Copy out each line of the material below with no changes.

■ ■ ■ ■ ■

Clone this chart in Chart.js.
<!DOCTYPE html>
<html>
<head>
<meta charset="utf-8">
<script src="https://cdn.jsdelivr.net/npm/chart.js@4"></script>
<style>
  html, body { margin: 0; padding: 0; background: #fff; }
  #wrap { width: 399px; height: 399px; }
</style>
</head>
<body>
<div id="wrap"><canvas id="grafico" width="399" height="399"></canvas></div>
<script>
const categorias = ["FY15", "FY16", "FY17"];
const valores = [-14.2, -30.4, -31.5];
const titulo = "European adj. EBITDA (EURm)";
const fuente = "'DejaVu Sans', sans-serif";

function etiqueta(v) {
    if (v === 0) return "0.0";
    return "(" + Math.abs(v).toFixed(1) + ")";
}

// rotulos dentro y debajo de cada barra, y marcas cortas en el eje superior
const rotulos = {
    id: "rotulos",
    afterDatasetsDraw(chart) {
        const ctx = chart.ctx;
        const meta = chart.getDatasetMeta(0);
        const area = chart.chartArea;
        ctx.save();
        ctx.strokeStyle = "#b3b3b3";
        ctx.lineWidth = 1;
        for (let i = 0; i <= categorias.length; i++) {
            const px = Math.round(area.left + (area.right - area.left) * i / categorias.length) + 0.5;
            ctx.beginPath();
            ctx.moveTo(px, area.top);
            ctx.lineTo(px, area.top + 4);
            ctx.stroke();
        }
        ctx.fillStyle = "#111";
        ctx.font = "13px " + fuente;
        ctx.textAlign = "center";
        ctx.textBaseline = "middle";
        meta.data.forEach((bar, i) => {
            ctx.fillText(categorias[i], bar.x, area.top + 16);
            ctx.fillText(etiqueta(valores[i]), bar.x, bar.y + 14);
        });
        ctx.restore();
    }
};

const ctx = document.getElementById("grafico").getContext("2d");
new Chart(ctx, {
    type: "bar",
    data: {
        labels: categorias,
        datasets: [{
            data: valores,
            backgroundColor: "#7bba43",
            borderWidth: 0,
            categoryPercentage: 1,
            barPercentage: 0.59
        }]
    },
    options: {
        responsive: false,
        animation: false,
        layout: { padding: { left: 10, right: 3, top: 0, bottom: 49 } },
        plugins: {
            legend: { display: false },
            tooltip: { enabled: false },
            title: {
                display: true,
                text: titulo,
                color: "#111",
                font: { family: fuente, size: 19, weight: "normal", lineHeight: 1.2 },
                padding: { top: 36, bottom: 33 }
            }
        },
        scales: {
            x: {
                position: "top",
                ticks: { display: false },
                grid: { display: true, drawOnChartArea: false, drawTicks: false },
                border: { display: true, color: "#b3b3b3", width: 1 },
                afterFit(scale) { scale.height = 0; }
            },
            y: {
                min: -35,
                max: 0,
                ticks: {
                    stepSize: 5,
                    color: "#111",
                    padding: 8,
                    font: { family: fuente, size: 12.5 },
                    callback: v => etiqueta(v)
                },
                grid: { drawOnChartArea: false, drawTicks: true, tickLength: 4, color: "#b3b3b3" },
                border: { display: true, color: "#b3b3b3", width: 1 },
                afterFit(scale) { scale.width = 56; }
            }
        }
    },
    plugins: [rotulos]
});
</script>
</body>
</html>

■ ■ ■ ■ ■

# EXERCISE SOLUTION
Clone this chart in Chart.js.
<!DOCTYPE html>
<html>
<head>
<meta charset="utf-8">
<script src="https://cdn.jsdelivr.net/npm/chart.js@4"></script>
<style>
  html, body { margin: 0; padding: 0; background: #fff; }
  #wrap { width: 399px; height: 399px; }
</style>
</head>
<body>
<div id="wrap"><canvas id="grafico" width="399" height="399"></canvas></div>
<script>
const categorias = ["FY15", "FY16", "FY17"];
const valores = [-14.2, -30.4, -31.5];
const titulo = "European adj. EBITDA (EURm)";
const fuente = "'DejaVu Sans', sans-serif";

function etiqueta(v) {
    if (v === 0) return "0.0";
    return "(" + Math.abs(v).toFixed(1) + ")";
}

// rotulos dentro y debajo de cada barra, y marcas cortas en el eje superior
const rotulos = {
    id: "rotulos",
    afterDatasetsDraw(chart) {
        const ctx = chart.ctx;
        const meta = chart.getDatasetMeta(0);
        const area = chart.chartArea;
        ctx.save();
        ctx.strokeStyle = "#b3b3b3";
        ctx.lineWidth = 1;
        for (let i = 0; i <= categorias.length; i++) {
            const px = Math.round(area.left + (area.right - area.left) * i / categorias.length) + 0.5;
            ctx.beginPath();
            ctx.moveTo(px, area.top);
            ctx.lineTo(px, area.top + 4);
            ctx.stroke();
        }
        ctx.fillStyle = "#111";
        ctx.font = "13px " + fuente;
        ctx.textAlign = "center";
        ctx.textBaseline = "middle";
        meta.data.forEach((bar, i) => {
            ctx.fillText(categorias[i], bar.x, area.top + 16);
            ctx.fillText(etiqueta(valores[i]), bar.x, bar.y + 14);
        });
        ctx.restore();
    }
};

const ctx = document.getElementById("grafico").getContext("2d");
new Chart(ctx, {
    type: "bar",
    data: {
        labels: categorias,
        datasets: [{
            data: valores,
            backgroundColor: "#7bba43",
            borderWidth: 0,
            categoryPercentage: 1,
            barPercentage: 0.59
        }]
    },
    options: {
        responsive: false,
        animation: false,
        layout: { padding: { left: 10, right: 3, top: 0, bottom: 49 } },
        plugins: {
            legend: { display: false },
            tooltip: { enabled: false },
            title: {
                display: true,
                text: titulo,
                color: "#111",
                font: { family: fuente, size: 19, weight: "normal", lineHeight: 1.2 },
                padding: { top: 36, bottom: 33 }
            }
        },
        scales: {
            x: {
                position: "top",
                ticks: { display: false },
                grid: { display: true, drawOnChartArea: false, drawTicks: false },
                border: { display: true, color: "#b3b3b3", width: 1 },
                afterFit(scale) { scale.height = 0; }
            },
            y: {
                min: -35,
                max: 0,
                ticks: {
                    stepSize: 5,
                    color: "#111",
                    padding: 8,
                    font: { family: fuente, size: 12.5 },
                    callback: v => etiqueta(v)
                },
                grid: { drawOnChartArea: false, drawTicks: true, tickLength: 4, color: "#b3b3b3" },
                border: { display: true, color: "#b3b3b3", width: 1 },
                afterFit(scale) { scale.width = 56; }
            }
        }
    },
    plugins: [rotulos]
});
</script>
</body>
</html>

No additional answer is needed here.